Although Kenyans don’t celebrate Thanksgiving, the American Black Friday shopping tradition has taken off in Kenya in recent years. In Nairobi and some other areas, retailers unveil their holiday decorations and discount prices to attract shoppers on the Friday after the U.S. observes Thanksgiving. Nearly 40% of surveyed Kenyans said they bought a Christmas gift on Black Friday in 2021.

Kenyans in urban areas may exchange gifts beyond clothing, but in rural areas, additional presents are usually small, practical items that people can use on a daily basis. In some regions, missionary groups provide gifts of food, toiletries, and toys to locals.

There are a few rules and customs around gift giving in Kenya including:

  • Use your right hand or both hands to physically give a gift. Avoid reaching out with your left hand as this is considered bad manners.
  • Bring a small gift when invited to a Kenyan home for a holiday celebration. Flowers or tea are the most common host and hostess gifts in cities, while in rural areas, gifts of flour, coffee, sugar, and maize are appreciated.
  • Present gifts in woven bags called “kiondo.” If you receive a gift in one, it is expected that you’ll return it after the holidays and fill it with small gifts as a show of gratitude for the present.
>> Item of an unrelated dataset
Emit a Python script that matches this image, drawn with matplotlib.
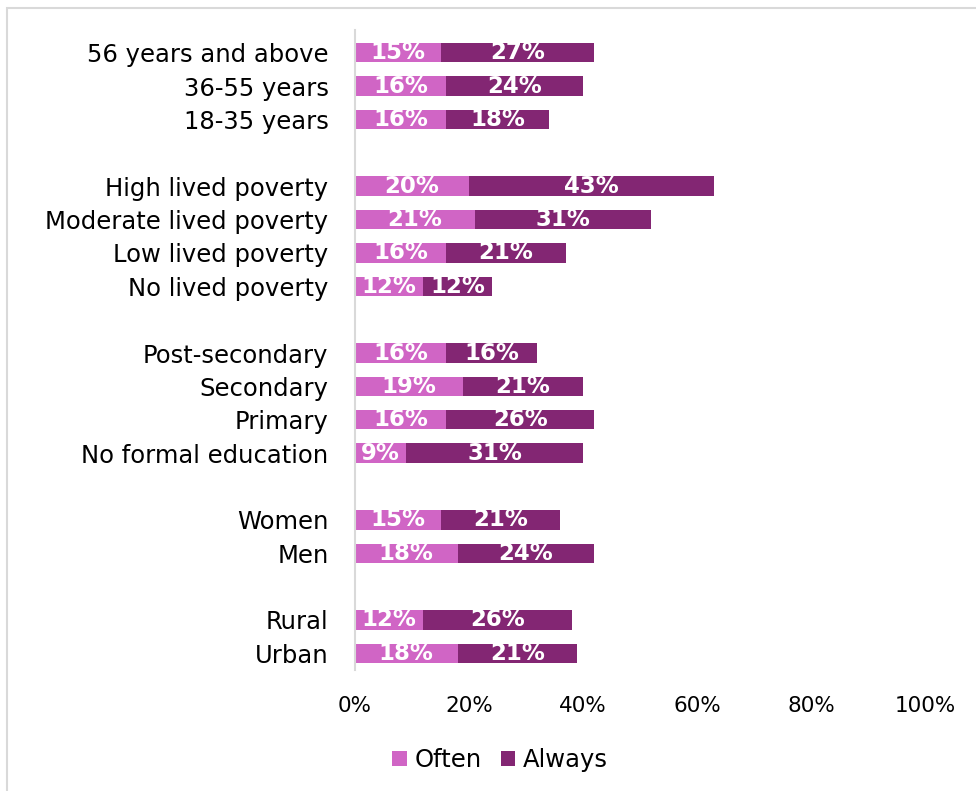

Do people send Christmas cards in Kenya?

Exchanging Christmas cards is no longer a common tradition in Kenya, although companies will sometimes send them out—especially if they do business with customers in other parts of the world.

But for most individuals and businesses, e-greetings are a more popular way to spread holiday cheer than the post. People usually send along well wishes via social media, messaging apps, and e-mail.

Roughly 42% of the country’s population had access to the internet at the start of 2022, and efforts to expand access bring more people online every year. The popularity of online Christmas greetings has led most stores to stop selling traditional paper Christmas cards, even in major cities.